PROMPT: Filter the lines below, copying only those with the string "matplotlib".

DATA:
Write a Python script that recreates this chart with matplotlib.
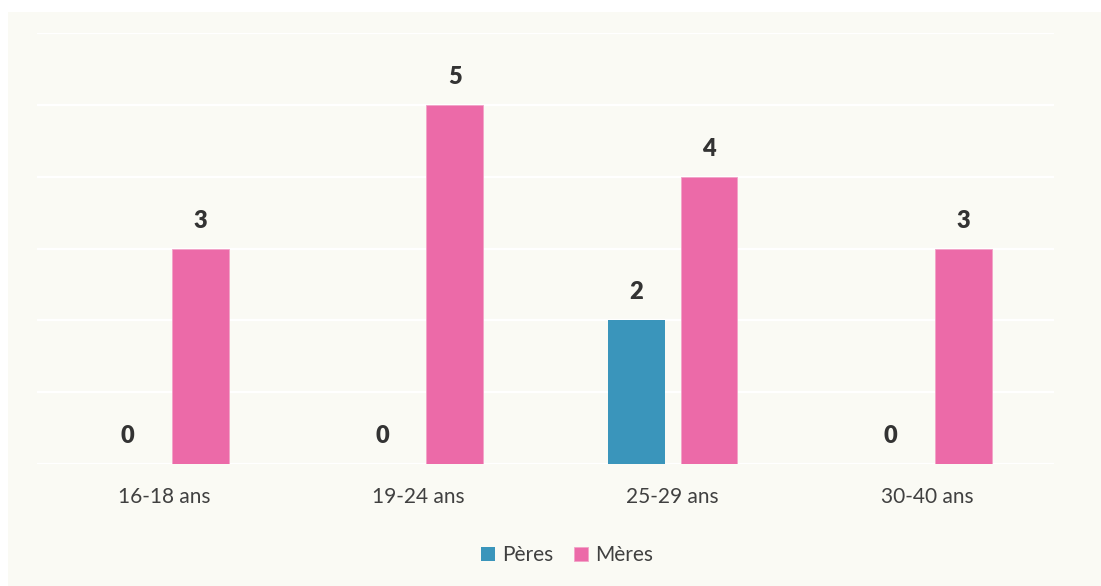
import matplotlib

matplotlib.use("Agg")

import matplotlib.pyplot as plt
import numpy as np
from matplotlib.patches import Rectangle

plt.rcParams["font.family"] = ["Lato", "DejaVu Sans"]

CATEGORIES = ["16-18 ans", "19-24 ans", "25-29 ans", "30-40 ans"]
PERES = [0, 0, 2, 0]
MERES = [3, 5, 4, 3]

BLUE = "#3a95bb"
PINK = "#ec6aa8"
PANEL = "#fafaf4"
TEXT = "#404040"

fig = plt.figure(figsize=(11.01, 5.86), dpi=100)
fig.patch.set_facecolor("white")
fig.add_artist(Rectangle((8 / 1101, 0), 1 - 8 / 1101, 1 - 12 / 586,
                         transform=fig.transFigure, facecolor=PANEL,
                         edgecolor="none", zorder=0))

ax = fig.add_axes([37 / 1101, 1 - 464 / 586, 1017 / 1101, 431 / 586])
ax.set_facecolor("none")

x = np.arange(len(CATEGORIES))
width = 0.224
off = 0.143
b1 = ax.bar(x - off, PERES, width, color=BLUE, label="Pères", zorder=3)
b2 = ax.bar(x + off, MERES, width, color=PINK, edgecolor="#f2a3c8",
            linewidth=0.6, label="Mères", zorder=3)

for bars, vals in ((b1, PERES), (b2, MERES)):
    for rect, v in zip(bars, vals):
        ax.annotate(str(v), (rect.get_x() + rect.get_width() / 2, v),
                    xytext=(0, 17), textcoords="offset pixels",
                    ha="center", va="bottom", fontsize=17,
                    fontweight="heavy", color="#333333")

ax.set_xlim(-0.5, len(CATEGORIES) - 0.5)
ax.set_ylim(0, 6)
ax.set_yticks(range(0, 7))
ax.yaxis.grid(True, color="white", linewidth=1.6, zorder=1)
ax.tick_params(axis="y", left=False, labelleft=False)
ax.tick_params(axis="x", bottom=False, labelsize=15, labelcolor=TEXT, pad=13)
ax.set_xticks(x)
ax.set_xticklabels(CATEGORIES)
for s in ax.spines.values():
    s.set_visible(False)

leg = fig.legend(handles=[b1, b2], loc="center", bbox_to_anchor=(567 / 1101, 1 - 555 / 586),
                 ncol=2, frameon=False, fontsize=15, handlelength=0.65, handleheight=0.65,
                 handletextpad=0.35, columnspacing=1.0)
for t in leg.get_texts():
    t.set_color(TEXT)

fig.savefig("out.png", dpi=100, facecolor=fig.get_facecolor())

TASK OUTPUT:
Write a Python script that recreates this chart with matplotlib.
import matplotlib
matplotlib.use("Agg")
import matplotlib.pyplot as plt
from matplotlib.patches import Rectangle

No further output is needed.